Supplied information

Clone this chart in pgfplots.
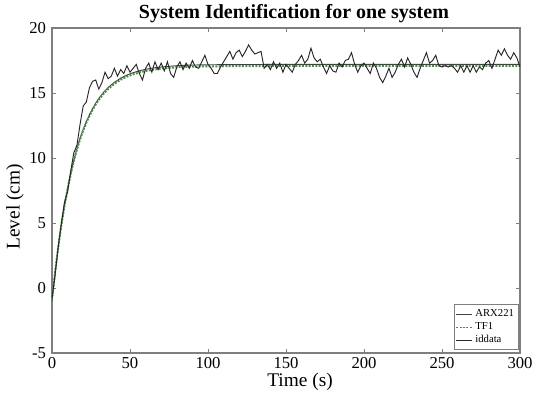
\documentclass[border=0pt]{standalone}
\usepackage{pgfplots}
\pgfplotsset{compat=1.18}
\usepackage{fontspec}
\setmainfont{Liberation Serif}
\definecolor{axgray}{HTML}{7F7F7F}
\definecolor{tfgreen}{HTML}{4E8C4E}
\begin{document}
\begin{tikzpicture}[x=1pt,y=1pt]
\begin{axis}[
  at={(0,0)}, anchor=south west,
  scale only axis, width=351pt, height=243.75pt,
  xmin=0, xmax=300, ymin=-5, ymax=20,
  xtick={0,50,...,300}, ytick={-5,0,...,20},
  tick align=inside, tick pos=both,
  major tick length=3pt,
  axis line style={axgray, line width=0.8pt},
  every tick/.style={axgray, line width=0.6pt},
  /pgf/number format/assume math mode=true,
  ticklabel style={font=\fontsize{12.5}{14}\selectfont, text=black},
  yticklabel style={xshift=-1pt},
  title={\textbf{System Identification for one system}},
  title style={font=\fontsize{15}{17}\selectfont, at={(axis description cs:0.517,1.043)}, anchor=center, yshift=-6pt},
  xlabel={Time (s)},
  xlabel style={font=\fontsize{14.5}{16}\selectfont, at={(axis description cs:0.53,-0.089)}, anchor=center},
  ylabel={Level (cm)},
  ylabel style={font=\fontsize{14.5}{16}\selectfont, at={(axis description cs:-0.079,0.45)}, anchor=center, rotate=0},
  legend style={at={(1,0)}, anchor=south east, xshift=-0.75pt, yshift=2.25pt,
    font=\fontsize{8}{9}\selectfont, draw=axgray, line width=0.6pt, inner sep=1.5pt,
    row sep=-1pt, cells={anchor=west}},
  legend image post style={line width=0.6pt},
  legend image code/.code={\draw[#1] (0pt,0pt) -- (12pt,0pt);},
  legend cell align=left,
]
% ARX221
\addplot[color=black!75, line width=0.7pt] coordinates {
(0,-1.00) (2,1.20) (4,3.13) (6,4.84) (8,6.33) (10,7.65) (12,8.81) (14,9.83)
(16,10.72) (18,11.50) (20,12.20) (22,12.80) (24,13.32) (26,13.80) (28,14.22)
(30,14.58) (32,14.89) (34,15.18) (36,15.42) (38,15.63) (40,15.82) (44,16.14)
(48,16.38) (52,16.56) (56,16.71) (60,16.82) (65,16.93) (70,17.00) (80,17.10)
(90,17.15) (100,17.17) (120,17.19) (150,17.20) (200,17.20) (250,17.20) (300,17.20)
};
\addlegendentry{ARX221}
% TF1
\addplot[color=tfgreen, line width=1.5pt, densely dotted] coordinates {
(0,-0.90) (2,1.25) (4,3.15) (6,4.84) (8,6.32) (10,7.62) (12,8.77) (14,9.78)
(16,10.66) (18,11.44) (20,12.12) (22,12.72) (24,13.24) (26,13.71) (28,14.12)
(30,14.48) (32,14.79) (34,15.07) (36,15.31) (38,15.52) (40,15.71) (44,16.02)
(48,16.26) (52,16.44) (56,16.58) (60,16.69) (65,16.80) (70,16.88) (80,16.98)
(90,17.03) (100,17.05) (120,17.07) (150,17.08) (200,17.08) (250,17.08) (300,17.08)
};
\addlegendentry{TF1}
% iddata
\addplot[color=black!85, line width=0.7pt] coordinates {
(0,-0.8) (2,1.0) (4,3.2) (6,5.0) (8,6.6) (10,7.4) (12,9.0) (14,10.4) (16,11.0)
(18,12.6) (20,14.0) (22,14.3) (24,15.4) (26,15.9) (28,16.0) (30,15.3) (32,15.8)
(34,16.6) (36,16.1) (38,16.3) (40,16.9) (42,16.3) (44,16.8) (46,16.5) (48,17.1)
(50,16.6) (52,16.9) (54,17.2) (56,16.5) (58,16.0) (60,16.9) (62,17.3) (64,16.6)
(66,17.4) (68,16.8) (70,17.3) (72,16.7) (74,17.4) (76,16.5) (78,16.2) (80,17.0)
(82,17.4) (84,16.8) (86,17.3) (88,16.9) (90,17.5) (92,17.0) (94,16.9) (96,17.4)
(98,17.9) (100,17.2) (102,16.9) (104,16.5) (106,16.5) (108,17.0) (110,17.4)
(112,17.8) (114,18.2) (116,17.6) (118,18.1) (120,18.3) (122,17.8) (124,18.2)
(126,18.7) (128,18.3) (130,18.0) (132,18.1) (134,18.2) (136,16.9) (138,17.2)
(140,16.8) (142,17.4) (144,16.9) (146,17.3) (148,16.6) (150,17.2) (152,16.9)
(154,16.6) (156,17.2) (158,17.5) (160,17.9) (162,17.3) (164,17.6) (166,18.45)
(168,17.7) (170,17.4) (172,17.6) (174,17.0) (176,16.5) (178,17.1) (180,16.7)
(182,16.6) (184,17.3) (186,17.0) (188,17.5) (190,17.6) (192,18.1) (194,17.2)
(196,16.6) (198,17.1) (200,17.3) (202,16.9) (204,16.5) (206,17.3) (208,16.9)
(210,16.2) (212,15.8) (214,16.3) (216,16.9) (218,16.2) (220,16.6) (222,17.2)
(224,17.6) (226,17.0) (228,17.7) (230,17.2) (232,16.6) (234,16.2) (236,16.9)
(238,17.5) (240,18.1) (242,17.3) (244,17.5) (246,17.9) (248,17.1) (250,17.0)
(252,17.1) (254,17.0) (256,17.1) (258,16.9) (260,16.6) (262,17.1) (264,16.6)
(266,17.1) (268,16.6) (270,17.1) (272,16.6) (274,17.0) (276,16.8) (278,17.3)
(280,17.5) (282,16.9) (284,17.6) (286,18.3) (288,17.9) (290,18.4) (292,17.9)
(294,17.6) (296,18.1) (298,17.7) (300,17.0)
};
\addlegendentry{iddata}
\end{axis}
\pgfresetboundingbox
\path (-39pt,-33pt) rectangle (363pt,264.75pt);
\end{tikzpicture}
\end{document}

Short exercise
Transcribe the full listing character for character. Pictures are excluded.

Answer for the task
Clone this chart in pgfplots.
\documentclass[border=0pt]{standalone}
\usepackage{pgfplots}
\pgfplotsset{compat=1.18}
\usepackage{fontspec}
\setmainfont{Liberation Serif}
\definecolor{axgray}{HTML}{7F7F7F}
\definecolor{tfgreen}{HTML}{4E8C4E}
\begin{document}
\begin{tikzpicture}[x=1pt,y=1pt]
\begin{axis}[
  at={(0,0)}, anchor=south west,
  scale only axis, width=351pt, height=243.75pt,
  xmin=0, xmax=300, ymin=-5, ymax=20,
  xtick={0,50,...,300}, ytick={-5,0,...,20},
  tick align=inside, tick pos=both,
  major tick length=3pt,
  axis line style={axgray, line width=0.8pt},
  every tick/.style={axgray, line width=0.6pt},
  /pgf/number format/assume math mode=true,
  ticklabel style={font=\fontsize{12.5}{14}\selectfont, text=black},
  yticklabel style={xshift=-1pt},
  title={\textbf{System Identification for one system}},
  title style={font=\fontsize{15}{17}\selectfont, at={(axis description cs:0.517,1.043)}, anchor=center, yshift=-6pt},
  xlabel={Time (s)},
  xlabel style={font=\fontsize{14.5}{16}\selectfont, at={(axis description cs:0.53,-0.089)}, anchor=center},
  ylabel={Level (cm)},
  ylabel style={font=\fontsize{14.5}{16}\selectfont, at={(axis description cs:-0.079,0.45)}, anchor=center, rotate=0},
  legend style={at={(1,0)}, anchor=south east, xshift=-0.75pt, yshift=2.25pt,
    font=\fontsize{8}{9}\selectfont, draw=axgray, line width=0.6pt, inner sep=1.5pt,
    row sep=-1pt, cells={anchor=west}},
  legend image post style={line width=0.6pt},
  legend image code/.code={\draw[#1] (0pt,0pt) -- (12pt,0pt);},
  legend cell align=left,
]
% ARX221
\addplot[color=black!75, line width=0.7pt] coordinates {
(0,-1.00) (2,1.20) (4,3.13) (6,4.84) (8,6.33) (10,7.65) (12,8.81) (14,9.83)
(16,10.72) (18,11.50) (20,12.20) (22,12.80) (24,13.32) (26,13.80) (28,14.22)
(30,14.58) (32,14.89) (34,15.18) (36,15.42) (38,15.63) (40,15.82) (44,16.14)
(48,16.38) (52,16.56) (56,16.71) (60,16.82) (65,16.93) (70,17.00) (80,17.10)
(90,17.15) (100,17.17) (120,17.19) (150,17.20) (200,17.20) (250,17.20) (300,17.20)
};
\addlegendentry{ARX221}
% TF1
\addplot[color=tfgreen, line width=1.5pt, densely dotted] coordinates {
(0,-0.90) (2,1.25) (4,3.15) (6,4.84) (8,6.32) (10,7.62) (12,8.77) (14,9.78)
(16,10.66) (18,11.44) (20,12.12) (22,12.72) (24,13.24) (26,13.71) (28,14.12)
(30,14.48) (32,14.79) (34,15.07) (36,15.31) (38,15.52) (40,15.71) (44,16.02)
(48,16.26) (52,16.44) (56,16.58) (60,16.69) (65,16.80) (70,16.88) (80,16.98)
(90,17.03) (100,17.05) (120,17.07) (150,17.08) (200,17.08) (250,17.08) (300,17.08)
};
\addlegendentry{TF1}
% iddata
\addplot[color=black!85, line width=0.7pt] coordinates {
(0,-0.8) (2,1.0) (4,3.2) (6,5.0) (8,6.6) (10,7.4) (12,9.0) (14,10.4) (16,11.0)
(18,12.6) (20,14.0) (22,14.3) (24,15.4) (26,15.9) (28,16.0) (30,15.3) (32,15.8)
(34,16.6) (36,16.1) (38,16.3) (40,16.9) (42,16.3) (44,16.8) (46,16.5) (48,17.1)
(50,16.6) (52,16.9) (54,17.2) (56,16.5) (58,16.0) (60,16.9) (62,17.3) (64,16.6)
(66,17.4) (68,16.8) (70,17.3) (72,16.7) (74,17.4) (76,16.5) (78,16.2) (80,17.0)
(82,17.4) (84,16.8) (86,17.3) (88,16.9) (90,17.5) (92,17.0) (94,16.9) (96,17.4)
(98,17.9) (100,17.2) (102,16.9) (104,16.5) (106,16.5) (108,17.0) (110,17.4)
(112,17.8) (114,18.2) (116,17.6) (118,18.1) (120,18.3) (122,17.8) (124,18.2)
(126,18.7) (128,18.3) (130,18.0) (132,18.1) (134,18.2) (136,16.9) (138,17.2)
(140,16.8) (142,17.4) (144,16.9) (146,17.3) (148,16.6) (150,17.2) (152,16.9)
(154,16.6) (156,17.2) (158,17.5) (160,17.9) (162,17.3) (164,17.6) (166,18.45)
(168,17.7) (170,17.4) (172,17.6) (174,17.0) (176,16.5) (178,17.1) (180,16.7)
(182,16.6) (184,17.3) (186,17.0) (188,17.5) (190,17.6) (192,18.1) (194,17.2)
(196,16.6) (198,17.1) (200,17.3) (202,16.9) (204,16.5) (206,17.3) (208,16.9)
(210,16.2) (212,15.8) (214,16.3) (216,16.9) (218,16.2) (220,16.6) (222,17.2)
(224,17.6) (226,17.0) (228,17.7) (230,17.2) (232,16.6) (234,16.2) (236,16.9)
(238,17.5) (240,18.1) (242,17.3) (244,17.5) (246,17.9) (248,17.1) (250,17.0)
(252,17.1) (254,17.0) (256,17.1) (258,16.9) (260,16.6) (262,17.1) (264,16.6)
(266,17.1) (268,16.6) (270,17.1) (272,16.6) (274,17.0) (276,16.8) (278,17.3)
(280,17.5) (282,16.9) (284,17.6) (286,18.3) (288,17.9) (290,18.4) (292,17.9)
(294,17.6) (296,18.1) (298,17.7) (300,17.0)
};
\addlegendentry{iddata}
\end{axis}
\pgfresetboundingbox
\path (-39pt,-33pt) rectangle (363pt,264.75pt);
\end{tikzpicture}
\end{document}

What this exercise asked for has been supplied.